For the unknowledgeable viewer, it is commonly thought that skeleton sleds are simply controlled by fate – that is, the sledder has basically no control over where their sled is headed other than simply down. While it is true that skeleton sleds have no steering or braking mechanisms, an athlete can control the sled entirely with their own body.

Similar to luge, a skeleton athlete uses their entire body to control the sled. However, as a skeleton run is done head-first and in a prone position, this changes the overall body mechanics used to steer.

While shifting body weight is still a major aspect of steering a skeleton sled, possibly the most important tool at an athlete’s disposal is their head and shoulders, which lead them down the track.
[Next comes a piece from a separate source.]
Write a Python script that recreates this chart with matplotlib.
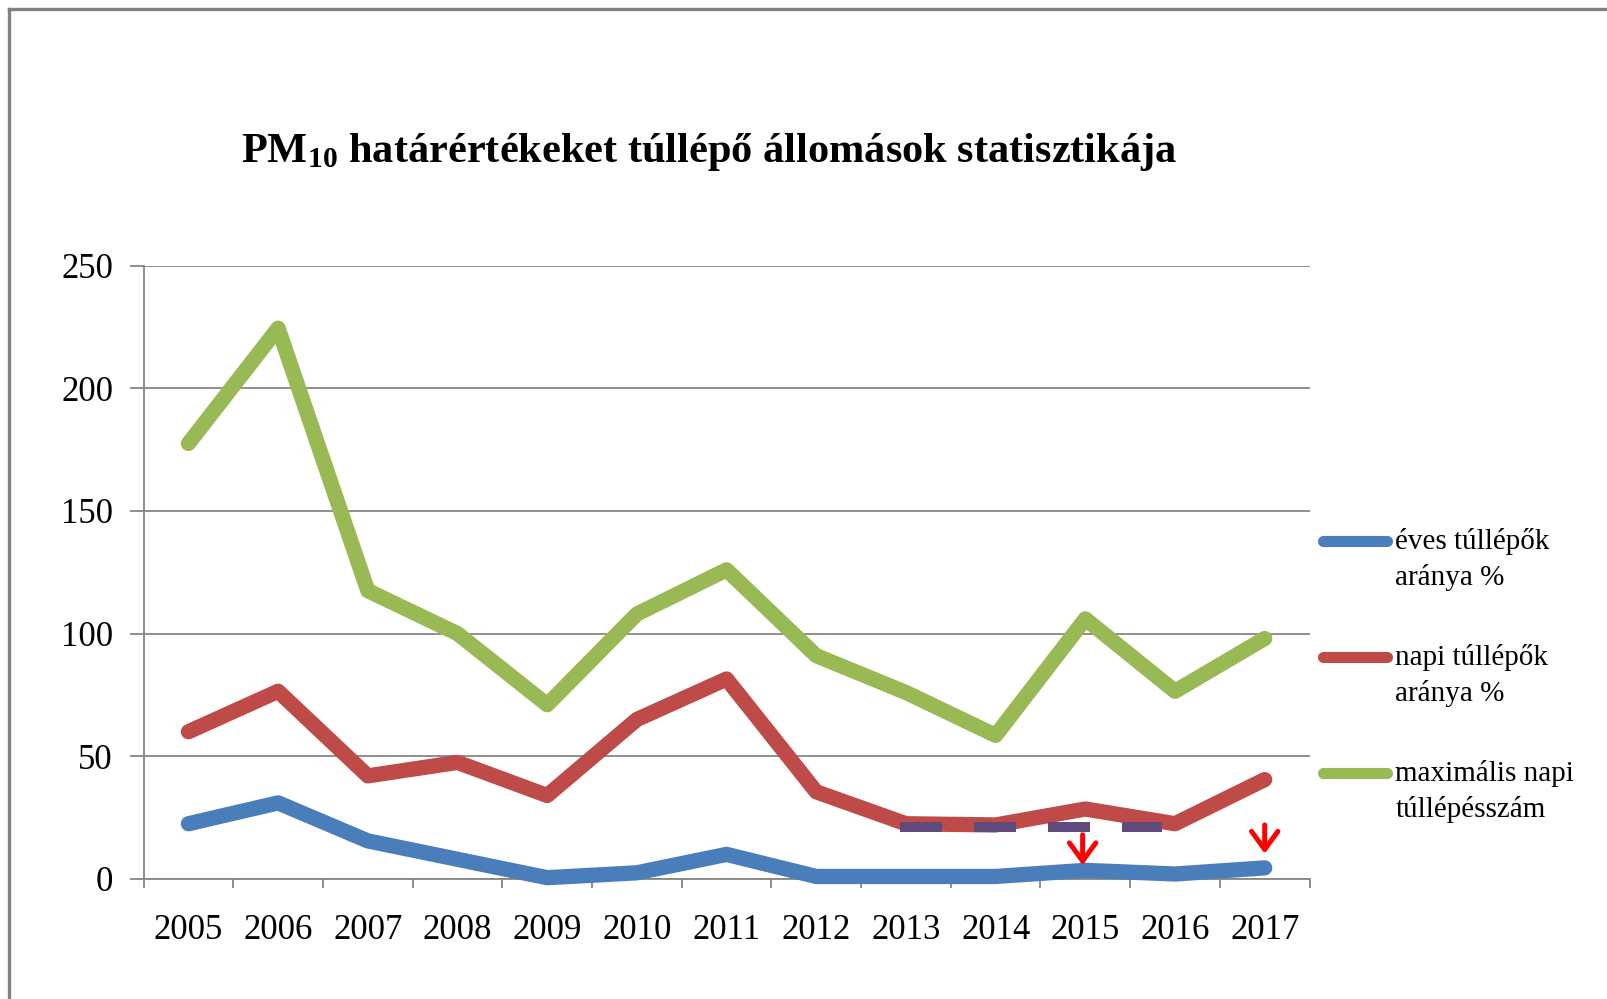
import numpy as np
import matplotlib
matplotlib.use('Agg')
import matplotlib.pyplot as plt
from matplotlib.lines import Line2D
from matplotlib.legend_handler import HandlerLine2D

YEARS = ['2005', '2006', '2007', '2008', '2009', '2010', '2011',
         '2012', '2013', '2014', '2015', '2016', '2017']
EVES = [22.5, 31, 15.5, 8, 0.5, 2.5, 10, 1, 1, 1, 3.5, 2, 4.5]
NAPI = [60, 76.5, 42, 47.5, 34, 65, 81.5, 35.5, 22.5, 22, 28.5, 22.5, 40.5]
MAX_NAPI = [177.5, 224.5, 117.5, 100, 71, 108, 126, 91, 76, 58.5, 106, 76.5, 98]
LABELS = ['éves túllépők\naránya %', 'napi túllépők\naránya %',
          'maximális napi\ntúllépésszám']
COLORS = ['#4a7ebb', '#be4b48', '#98b954']
TITLE = r'$\mathbf{PM_{10}}$ határértékeket túllépő állomások statisztikája'

# dashed limit marker (x in category index units) and the two red arrows
LIMIT_LEVEL = 21
LIMIT_X = [7.93, 10.86]
ARROW_X = [9.97, 12]
ARROW_TAIL = [18, 22]
ARROW_TIP = [5.6, 10.3]

plt.rcParams['font.family'] = ['Liberation Serif', 'DejaVu Serif']
plt.rcParams['mathtext.fontset'] = 'custom'
plt.rcParams['mathtext.bf'] = 'Liberation Serif:bold'
plt.rcParams['mathtext.rm'] = 'Liberation Serif'

GREY = '#868686'


class UpperLineHandler(HandlerLine2D):
    """Put the legend line next to the first text row instead of the middle."""
    def create_artists(self, legend, orig_handle, xdescent, ydescent,
                       width, height, fontsize, trans):
        artists = super().create_artists(legend, orig_handle, xdescent, ydescent,
                                         width, height, fontsize, trans)
        for a in artists:
            a.set_ydata(np.asarray(a.get_ydata()) + 0.62 * fontsize)
        return artists


def main():
    fig = plt.figure(figsize=(16.08, 9.99), dpi=100)
    ax = fig.add_axes([0.0893, 0.1202, 0.8144 - 0.0893, 0.7341 - 0.1202])

    x = np.arange(len(YEARS))
    for vals, col in zip([EVES, NAPI, MAX_NAPI], COLORS):
        ax.plot(x, vals, color=col, lw=11, solid_joinstyle='round',
                solid_capstyle='round', clip_on=False, zorder=3)

    ax.plot(LIMIT_X, [LIMIT_LEVEL, LIMIT_LEVEL], color='#604a7b', lw=7.2,
            dashes=(4.2, 3.2), dash_capstyle='butt', zorder=4)

    for ax_x, tail, tip in zip(ARROW_X, ARROW_TAIL, ARROW_TIP):
        ax.annotate('', xy=(ax_x, tip), xytext=(ax_x, tail),
                    arrowprops=dict(arrowstyle='->,head_length=1.3,head_width=0.95',
                                    color='#ff0000', lw=3.6,
                                    shrinkA=0, shrinkB=0), zorder=5)

    ax.set_xlim(-0.5, len(YEARS) - 0.5)
    ax.set_ylim(0, 250)
    ax.set_yticks(np.arange(0, 251, 50))
    ax.yaxis.grid(True, color=GREY, lw=1.3)
    ax.set_axisbelow(True)

    ax.set_xticks(x)
    ax.set_xticklabels(YEARS)
    ax.set_xticks(np.arange(-0.5, len(YEARS), 1), minor=True)
    ax.tick_params(axis='x', which='major', length=0, pad=25, labelsize=25)
    ax.tick_params(axis='x', which='minor', length=6.5, width=1.3, color=GREY,
                   direction='out')
    ax.tick_params(axis='y', length=10, width=1.3, color=GREY, pad=12,
                   labelsize=25)

    for side in ['top', 'right']:
        ax.spines[side].set_visible(False)
    for side in ['left', 'bottom']:
        ax.spines[side].set_color(GREY)
        ax.spines[side].set_linewidth(1.3)

    handles = [Line2D([], [], color=c, lw=8, solid_capstyle='round') for c in COLORS]
    leg = fig.legend(handles, LABELS, loc='upper left', bbox_to_anchor=(0.8225, 0.4715),
                     frameon=False, fontsize=21, handlelength=2.2, handletextpad=0.3,
                     labelspacing=1.8, borderpad=0, borderaxespad=0,
                     handler_map={Line2D: UpperLineHandler()})
    for t in leg.get_texts():
        t.set_linespacing(1.45)

    fig.text(0.441, 0.838, TITLE, ha='center', va='baseline', fontsize=30.5,
             fontweight='bold')

    # border of the chart area (only top and left are visible in the crop)
    fig.add_artist(Line2D([0.0059, 1.0], [0.9905, 0.9905], color='#808080', lw=2.4,
                          transform=fig.transFigure))
    fig.add_artist(Line2D([0.0059, 0.0059], [0.0, 0.9905], color='#808080', lw=2.4,
                          transform=fig.transFigure))

    fig.savefig('out.png', dpi=100)


if __name__ == '__main__':
    main()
By turning their head and pushing down on the corners of the sled with their shoulders, a sledder can make minor adjustments that make a world of difference in how the sled maneuvers around curves. Likewise, athletes can push on the corners of their sled with their knees and tap the ground with their toes to alter their trajectory.

As the skeleton sleds slide down the track, athletes can easily reach speeds over 80 miles an hour, making it one of the most dangerous Olympic sports, up there with bobsled and luge, though Skeleton races tend to be the slowest.

Check out how fast these skeleton sliders go in these Skeleton event highlights:

Skeleton – Men’s Heats 1 & 2 | Sochi 2014 Winter Olympics


As with all other racing events, the Skeleton athlete races to have the fastest combined time of their four runs. They are the winner of the skeleton race.